Thank you, Jeeves by P.G.Wodehouse (1934)
「サンキュー、ジーヴス」

  ジーヴス・シリーズの第1作目の邦訳を図書館に予約して、現在20人待ちとなったが、もう翻訳を読む気が失せてしまった。失望、反感を感じるだけの気がするので。
ウッドハウスの作品が英米では、知識人を含め広い層のファンを持っているのに、日本では、コナン・ドイルやルイス・キャロルほど知られていなのは、その文章を翻訳するのが難しいからである。原作から、7,80年経っても、翻訳が殆ど出なかったことからも分かる。その翻訳では面白さは伝わらないと思う。

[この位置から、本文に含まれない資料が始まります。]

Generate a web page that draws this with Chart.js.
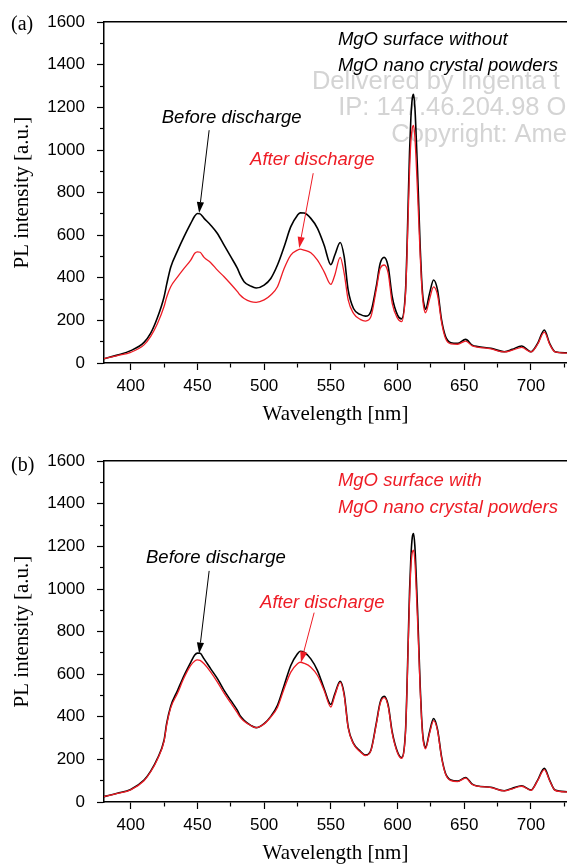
<!DOCTYPE html>
<html><head><meta charset="utf-8">
<script src="https://cdn.jsdelivr.net/npm/chart.js@4.4.1/dist/chart.umd.min.js"></script>
<style>
html,body{margin:0;padding:0;background:#fff;overflow:hidden;width:567px;height:864px;position:relative}
.panel{position:absolute;left:0;width:567px;height:438px}
.tag{position:absolute;left:11px;font:20px "Liberation Serif","Times New Roman",serif;line-height:20px;color:#000}
</style></head><body>
<div class="panel" style="top:0"><canvas id="ca" width="567" height="438"></canvas></div>
<div class="tag" style="top:13px">(a)</div>
<div class="panel" style="top:439px"><canvas id="cb" width="567" height="438"></canvas></div>
<div class="tag" style="top:454px">(b)</div>
<script>
// ---------------- data ----------------
const wavelengths = [380,390,400,410,415,420,425,427,430,435,440,445,448,450,452,455,460,465,470,475,480,482,485,490,494,500,505,510,515,520,525,527,530,535,540,545,550,553,557,560,563,567,572,576,580,584,587,590,593,596,600,603,606,607,608,609,610,611,612,613,614,615,616,617,618,619,620,621,624,627,630,633,636,640,645,651,656,660,670,680,686,693,700,705,710,714,718,727];

const beforeA = [20,37,58,97,140,212,310,370,450,525,593,655,690,702,700,679,647,608,553,499,444,415,382,361,352,366,397,460,546,640,694,705,704,679,632,553,462,507,566,499,342,256,228,220,241,358,468,496,452,311,225,207,342,520,760,990,1150,1240,1262,1200,1060,900,720,540,400,310,270,252,327,390,342,202,124,95,92,111,84,77,69,53,64,80,53,92,155,92,53,48];
const afterA  = [20,35,50,85,125,184,265,310,358,403,444,483,515,522,520,496,471,436,405,371,335,319,303,288,285,296,319,358,444,507,530,535,530,518,483,428,369,413,496,421,296,233,205,197,217,342,444,460,421,280,210,194,327,490,700,900,1040,1100,1115,1060,940,800,650,500,375,290,250,236,300,357,318,191,115,90,88,103,80,75,66,52,60,73,52,88,145,88,52,46];
const beforeB = [25,41,59,103,145,204,290,370,450,522,594,656,690,699,698,672,625,579,524,477,430,405,384,360,349,368,402,454,547,641,696,708,703,672,617,532,458,508,567,508,352,275,239,220,243,368,469,496,454,329,235,209,337,520,760,990,1150,1240,1260,1200,1060,900,720,540,400,310,270,256,330,392,340,212,134,103,98,115,84,75,69,53,64,76,56,103,158,103,56,48];
const afterB  = [25,40,57,100,142,200,285,362,442,509,583,641,662,667,665,649,610,563,511,465,418,398,379,359,349,366,399,444,532,610,649,656,651,633,594,524,446,500,562,500,348,272,236,218,240,362,462,490,448,322,230,205,330,510,740,950,1100,1170,1182,1130,1000,850,690,520,390,300,262,250,322,382,334,208,130,100,96,112,82,74,68,52,62,74,55,100,152,100,55,47];

const xMin = 380, xMax = 727, yMin = 0, yMax = 1600;
const xLabelStep = 50, xMinorStep = 25, yLabelStep = 200, yMinorStep = 100;
const xTitle = 'Wavelength [nm]';
const yTitle = 'PL intensity [a.u.]';

// annotations (text, anchor in data units)
const notesA = [
  {text:'MgO surface without', x:555.3, y:1515, c:'k'},
  {text:'MgO nano crystal powders', x:555.3, y:1393, c:'k'},
  {text:'Before discharge', x:423.3, y:1150, c:'k'},
  {text:'After discharge', x:489.5, y:952, c:'r'}
];
const arrowsA = [
  {x0:458.8, y0:1093, x1:451.3, y1:704, c:'k'},
  {x0:536.8, y0:891, x1:526.3, y1:540, c:'r'}
];
const notesB = [
  {text:'MgO surface with', x:555.3, y:1506, c:'r'},
  {text:'MgO nano crystal powders', x:555.3, y:1381, c:'r'},
  {text:'Before discharge', x:411.5, y:1148, c:'k'},
  {text:'After discharge', x:497, y:937, c:'r'}
];
const arrowsB = [
  {x0:458.8, y0:1085, x1:451.3, y1:697, c:'k'},
  {x0:537.5, y0:889, x1:527.6, y1:655, c:'r'}
];
const watermarkA = [
  {text:'Delivered by Ingenta t', x:535.8, y:1318},
  {text:'IP: 147.46.204.98 O', x:555.5, y:1196},
  {text:'Copyright: Ame', x:595.3, y:1072}
];

// ---------------- styles ----------------
const BLACK = '#000000';
const RED = '#ee1c25';
const COL = {k: BLACK, r: RED};
const SANS = '"Liberation Sans", Arial, Helvetica, sans-serif';
const SERIF = '"Liberation Serif", "Times New Roman", serif';

const annotPlugin = {
  id: 'annot',
  beforeDatasetsDraw(chart, args, o) {
    const {ctx, scales:{x, y}} = chart;
    if (!o.watermark) return;
    ctx.save();
    ctx.font = '25.5px ' + SANS;
    ctx.fillStyle = '#d4d4d4';
    ctx.textAlign = 'left';
    ctx.textBaseline = 'middle';
    o.watermark.forEach(w => ctx.fillText(w.text, x.getPixelForValue(w.x), y.getPixelForValue(w.y)));
    ctx.restore();
  },
  afterDatasetsDraw(chart, args, o) {
    const {ctx, scales:{x, y}} = chart;
    ctx.save();
    ctx.font = 'italic 18.5px ' + SANS;
    ctx.textAlign = 'left';
    ctx.textBaseline = 'middle';
    (o.notes || []).forEach(n => {
      ctx.fillStyle = COL[n.c];
      ctx.fillText(n.text, x.getPixelForValue(n.x), y.getPixelForValue(n.y));
    });
    (o.arrows || []).forEach(a => {
      const px0 = x.getPixelForValue(a.x0), py0 = y.getPixelForValue(a.y0);
      const px1 = x.getPixelForValue(a.x1), py1 = y.getPixelForValue(a.y1);
      const ang = Math.atan2(py1 - py0, px1 - px0);
      const L = 11, W = 3.6;
      const bx = px1 - L * Math.cos(ang), by = py1 - L * Math.sin(ang);
      ctx.strokeStyle = COL[a.c];
      ctx.fillStyle = COL[a.c];
      ctx.lineWidth = 1;
      ctx.beginPath();
      ctx.moveTo(px0, py0);
      ctx.lineTo(bx, by);
      ctx.stroke();
      ctx.beginPath();
      ctx.moveTo(px1, py1);
      ctx.lineTo(bx + W * Math.sin(ang), by - W * Math.cos(ang));
      ctx.lineTo(bx - W * Math.sin(ang), by + W * Math.cos(ang));
      ctx.closePath();
      ctx.fill();
    });
    ctx.restore();
  }
};

function pairs(vals) { return wavelengths.map((w, i) => ({x: w, y: vals[i]})); }

function makeChart(id, before, after, notes, arrows, watermark) {
  return new Chart(document.getElementById(id), {
    type: 'line',
    data: {
      datasets: [
        {label: 'After discharge', data: pairs(after), borderColor: RED, borderWidth: 1.3, pointRadius: 0, cubicInterpolationMode: 'monotone', fill: false},
        {label: 'Before discharge', data: pairs(before), borderColor: BLACK, borderWidth: 1.6, pointRadius: 0, cubicInterpolationMode: 'monotone', fill: false}
      ]
    },
    options: {
      responsive: false,
      animation: false,
      devicePixelRatio: 1,
      layout: {padding: {top: 22, left: 0, right: 0, bottom: 0}},
      plugins: {
        legend: {display: false},
        tooltip: {enabled: false},
        annot: {notes, arrows, watermark}
      },
      scales: {
        x: {
          type: 'linear', position: 'bottom', min: xMin, max: xMax,
          afterFit: s => { s.height = 75; s.paddingRight = 0; s.paddingLeft = 0; },
          border: {color: BLACK, width: 1.5},
          grid: {drawOnChartArea: false, color: BLACK, tickColor: BLACK, tickLength: 7, tickWidth: 1.2,
                 tickBorderDash: c => (c.tick && c.tick.value % xLabelStep === 0) ? [] : [4, 20]},
          ticks: {stepSize: xMinorStep, includeBounds: false, autoSkip: false, maxRotation: 0, padding: 6,
                  color: BLACK, font: {size: 17, family: SANS},
                  callback: v => (v % xLabelStep === 0 ? String(v) : '')},
          title: {display: true, text: xTitle, color: BLACK, font: {size: 21, family: SERIF}, padding: {top: 0, bottom: 11}}
        },
        xTop: {
          type: 'linear', position: 'top', min: xMin, max: xMax,
          afterFit: s => { s.height = 0; s.paddingRight = 0; s.paddingLeft = 0; },
          border: {color: BLACK, width: 1.5},
          grid: {drawOnChartArea: false, drawTicks: false},
          ticks: {display: false}
        },
        y: {
          type: 'linear', position: 'left', min: yMin, max: yMax,
          afterFit: s => { s.width = 104; },
          border: {color: BLACK, width: 1.5},
          grid: {drawOnChartArea: false, color: BLACK, tickColor: BLACK, tickLength: 7, tickWidth: 1.2,
                 tickBorderDash: c => (c.tick && c.tick.value % yLabelStep === 0) ? [] : [4, 3],
                 tickBorderDashOffset: c => (c.tick && c.tick.value % yLabelStep === 0) ? 0 : 4},
          ticks: {stepSize: yMinorStep, autoSkip: false, padding: 12, color: BLACK, font: {size: 17, family: SANS},
                  callback: v => (v % yLabelStep === 0 ? String(v) : '')},
          title: {display: true, text: yTitle, color: BLACK, font: {size: 21, family: SERIF}, padding: {top: 10, bottom: 0}}
        }
      }
    },
    plugins: [annotPlugin]
  });
}

makeChart('ca', beforeA, afterA, notesA, arrowsA, watermarkA);
makeChart('cb', beforeB, afterB, notesB, arrowsB, null);
</script>
</body></html>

  例えば、江戸時代の階級、身分、職業、性別などによって、言葉遣いが異なるが(落語はその様子を伝える)それを英語にせよと言われると難しいように、同様の困難さが、ウッドハウスの作品に言えるのである。また、対応する日本語表現が見つからないものが多い。早い話がジーブスのことを執事ジーブスと訳すものがあるが、ジーヴスはvalet(従者)であって執事butlerではない。英米では、会話の中に絶えず、相手の名前や愛称、尊称を入れて話すのが、その翻訳も難しい。ウッドハウスの作品では特にその種類が多く面白い。対応する文化がないため、無理に日本語に翻訳すると3割がた面白さが消えてしまう。
(翻訳できないからこそ、より英国的なものがあると言ってよいかも・・・)

「Thank you, Jeeves」はNovel、長編書下ろし作品。
バーティーはバンジョーという楽器に熱中し、騒音でロンドンに住めなくなり、ジーヴスとも別れ、友人チャフィの領地の田舎に住むことになる。そこへ、かっての婚約者のストーカー一家とバーティーの仇敵ともいえる神経科医グロソップなどがやってくる。恋と財産問題が絡み、ふんだんにドタバタ劇があり、絶えず予期せぬ展開で、ハラハラさせられる。プロットの面白さは比類がない。しかし、語り口、会話の妙は翻訳では伝わらない。